Re: [PATCH] dt-bindings: pinctrl: Convert generic pin mux and config properties to schema

From: Linus Walleij
Date: Tue Dec 31 2019 - 13:45:21 EST


Hm it appears the following reply was stuck (no SMTP response or something):

On Thu, Nov 7, 2019 at 11:42 PM Rob Herring <robh@xxxxxxxxxx> wrote:

> As pinctrl bindings have a flexible structure and no standard child node
> naming convention, creating a single pinctrl schema doesn't work. Instead,
> create schemas for the pin mux and config nodes which device pinctrl schema
> can reference.
>
> Cc: Linus Walleij <linus.walleij@xxxxxxxxxx>
> Cc: linux-gpio@xxxxxxxxxxxxxxx
> Signed-off-by: Rob Herring <robh@xxxxxxxxxx>

Patch applied. I am a big fan of schemas.

I still feel like swimming in deep waters sometimes when using it
and like I "fake it til I make it", I suppose one day I will grok the
inner transcendental meaning of this notation. Maybe.

> We're starting to see pinctrl schema doing their own definitions for
> generic properties, so we need to get something in place to reference.

ACK.

> Maybe this could be combined into a single schema? Spliting it was
> easier in order to just copy over the existing documentation.

We can surely do that later.

> Reading thru pinctrl-bindings.txt, I'm wondering if some of it is out
> of date. Do we let new bindings not use the generic muxing properties?
> Do we really need to be so flexible for child node structure?

The bindings are quite flexible because we simply could not agree
on a single semantic. Initially AT91, i.MX and pinctrl-single used the
strategy of just storing u32's in the tree to be poked into registers
to set up a certain muxing rather than strings to identify groups and
functions.

I tried to push and define the generic string-based muxing of functions
with groups and also using strings for pin configuration.

The downside of this approach is that pins need to be bundled into
groups based on use case. This is not perfect: sometimes we get
the wrong groups because all use cases can not be predicted when
writing a driver. A typical example would be that a UART group
would be four pins [RX TX CTS RTS]. Late the author realized
that systems actually want two groups [RX TX] [CTS RTS] so they
can punt out the [CTS RTS] group and reuse that for e.g. GPIO
when only RX and TX is in use.

At some point I was pretty heavily pushed by
some contributors who thought the idea to define groups
for all use cases was vain and wanted to use enumed numerals to define
all their settings on a per-pin basis and who felt the generic
muxing (and generic config) was inappropriate for their use cases.
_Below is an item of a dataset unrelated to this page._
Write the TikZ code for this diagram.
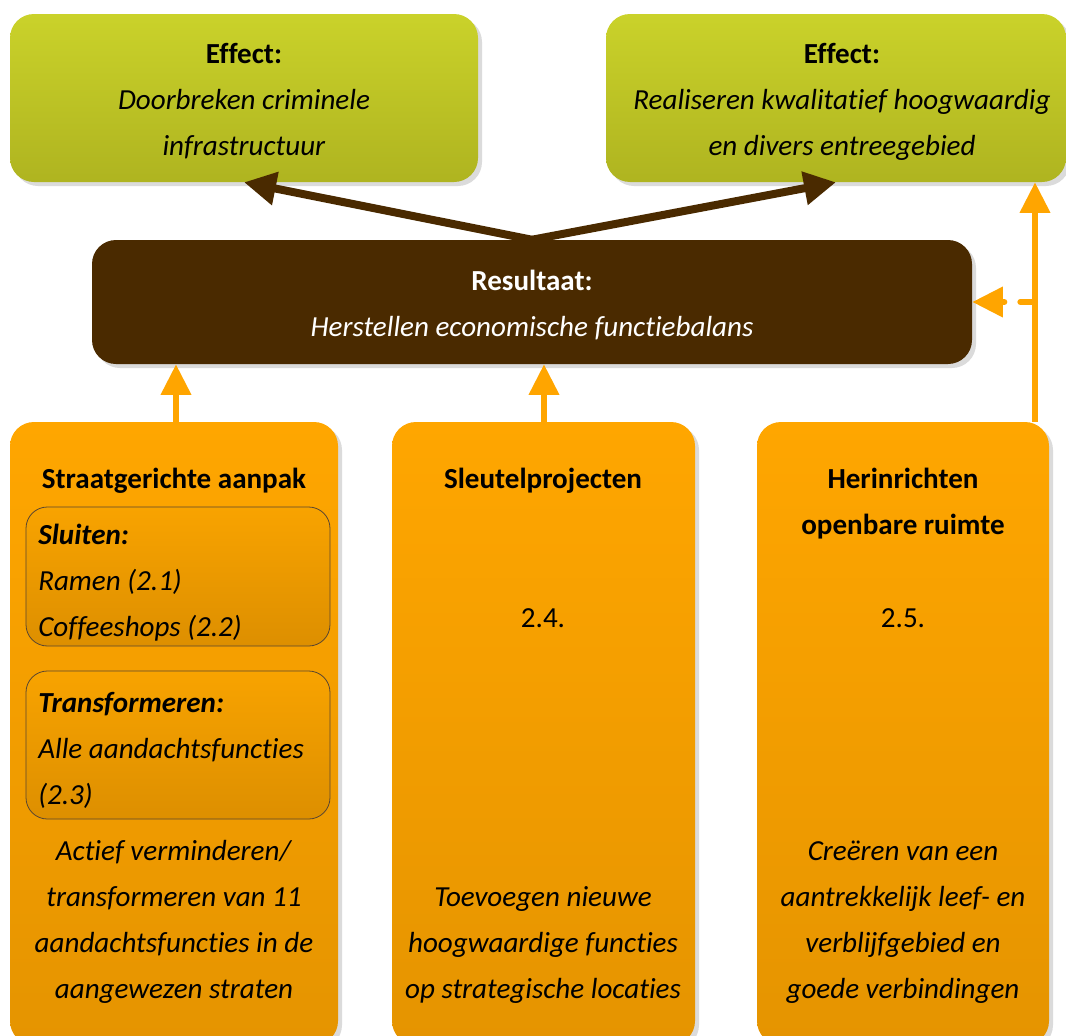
\documentclass[tikz,border=0pt]{standalone}
\usepackage{fontspec}
\setmainfont{Carlito}[Ligatures=NoCommon]
\usetikzlibrary{arrows.meta,shadows,fit}
\definecolor{gtop}{HTML}{CAD22A}
\definecolor{gbot}{HTML}{AFB420}
\definecolor{brn}{HTML}{4A2A00}
\definecolor{otop}{HTML}{FFA600}
\definecolor{obot}{HTML}{E59400}
\definecolor{itop}{HTML}{F8A300}
\definecolor{ibot}{HTML}{DD8F00}
\definecolor{iline}{HTML}{5A4630}
\definecolor{oarr}{HTML}{FFA500}
\tikzset{
  shad/.style={drop shadow={shadow xshift=3pt, shadow yshift=-3pt, fill=black!14, opacity=1}},
  greenbox/.style={rounded corners=18pt, top color=gtop, bottom color=gbot, inner sep=0pt, shad},
  brownbox/.style={rounded corners=18pt, fill=brn, inner sep=0pt, shad},
  orangebox/.style={rounded corners=18pt, top color=otop, bottom color=obot, inner sep=0pt, shad},
  innerbox/.style={rounded corners=16pt, top color=itop, bottom color=ibot, draw=iline, line width=0.6pt, inner sep=0pt},
  txt/.style={font=\fontsize{21.8}{26}\selectfont, inner sep=0pt, anchor=base, text=black},
  ltxt/.style={txt, anchor=base west},
  wtxt/.style={txt, text=white},
  brarrow/.style={draw=brn, line width=6pt, -{Triangle[length=24pt,width=24pt]}},
  orarrow/.style={draw=oarr, line width=4.5pt, line cap=round, -{Triangle[length=23pt,width=22pt]}},
}
\begin{document}
\begin{tikzpicture}[x=0.75pt,y=-0.75pt]
\useasboundingbox (0,0) rectangle (1066,1035);
% boxes
\node[greenbox, fit={(10,14) (478,182)}] (g1) {};
\node[greenbox, fit={(606,14) (1066,182)}] (g2) {};
\node[brownbox, fit={(92,240) (972,364)}] (br) {};
\node[orangebox, fit={(10,422) (338,1045)}] (b1) {};
\node[orangebox, fit={(392,422) (695,1045)}] (b2) {};
\node[orangebox, fit={(757,422) (1049,1045)}] (b3) {};
\node[innerbox, fit={(26,507) (330,646)}] (i1) {};
\node[innerbox, fit={(26,671) (330,819)}] (i2) {};
% top texts
\node[txt] (t1a) at (244,63) {\textbf{Effect:}};
\node[txt] (t1b) at (244,109) {\textit{Doorbreken criminele}};
\node[txt] (t1c) at (244,155) {\textit{infrastructuur}};
\node[txt] (t2a) at (842,63) {\textbf{Effect:}};
\node[txt] (t2b) at (842,109) {\textit{Realiseren kwalitatief hoogwaardig}};
\node[txt] (t2c) at (842,155) {\textit{en divers entreegebied}};
% result
\node[wtxt] (r1) at (532,290) {\textbf{Resultaat:}};
\node[wtxt] (r2) at (532,336) {\textit{Herstellen economische functiebalans}};
% left column
\node[txt] (l0) at (174,488) {\textbf{Straatgerichte aanpak}};
\node[ltxt] (l1) at (38,544) {\textbf{\textit{Sluiten:}}};
\node[ltxt] (l2) at (38,590) {\textit{Ramen (2.1)}};
\node[ltxt] (l3) at (38,636) {\textit{Coffeeshops (2.2)}};
\node[ltxt] (l4) at (38,712) {\textbf{\textit{Transformeren:}}};
\node[ltxt] (l5) at (38,758) {\textit{Alle aandachtsfuncties}};
\node[ltxt] (l6) at (38,804) {\textit{(2.3)}};
\node[txt] (l7) at (174,860) {\textit{Actief verminderen/}};
\node[txt] (l8) at (174,906) {\textit{transformeren van 11}};
\node[txt] (l9) at (174,952) {\textit{aandachtsfuncties in de}};
\node[txt] (l10) at (174,998) {\textit{aangewezen straten}};
% middle column
\node[txt] (m0) at (543,488) {\textbf{Sleutelprojecten}};
\node[txt] (m1) at (543,627) {2.4.};
\node[txt] (m2) at (543,906) {\textit{Toevoegen nieuwe}};
\node[txt] (m3) at (543,952) {\textit{hoogwaardige functies}};
\node[txt] (m4) at (543,998) {\textit{op strategische locaties}};
% right column
\node[txt] (q0) at (903,488) {\textbf{Herinrichten}};
\node[txt] (q1) at (903,534) {\textbf{openbare ruimte}};
\node[txt] (q2) at (903,627) {2.5.};
\node[txt] (q3) at (903,860) {\textit{Creëren van een}};
\node[txt] (q4) at (903,906) {\textit{aantrekkelijk leef- en}};
\node[txt] (q5) at (903,952) {\textit{verblijfgebied en}};
\node[txt] (q6) at (903,998) {\textit{goede verbindingen}};
% connectors
\draw[brarrow] (br.north) -- (g1.south);
\draw[brarrow] (br.north) -- (g2.south);
\coordinate (ca) at (176,0);
\coordinate (cb) at (544,0);
\draw[orarrow] (b1.north -| ca) -- (br.south -| ca);
\draw[orarrow] (b2.north -| cb) -- (br.south -| cb);
\coordinate (rj) at (1035,302);
\draw[orarrow, line cap=butt] (b3.north -| rj) -- (g2.south -| rj);
\draw[orarrow, dash pattern=on 11pt off 12pt] (rj) -- (br.east);
\end{tikzpicture}
\end{document}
This goes especially for STM32 and Rockchip IIRC but I could be
wrong. TI followed this pattern with the k3 and dra drivers.

This was something like 50% of the pin control community at the
time, not a vocal minority but a vocal 50%.

So I caved in and merged them. I could not really stand in the way
for this vital piece of infrastructure as it essentially stops the systems
from even booting a mainline kernel. I assumed it was the lesser
evil.

The fact of the day is that a significant portion of the pin control
authors like the magic numbers from defined in <dt-bindings/pinctrl/*.h>
files (sometimes corresponding to register values) and the case
is rather lost: these will be around and there will likely also be
more of them.

I personally prefer the string based configuration (functions muxed
to groups and abstract standard strings for configs) as the higher
abstraction gives a better fit with the ambitions of the device tree.

But it is not like the per-pin and magic numbers lack merit.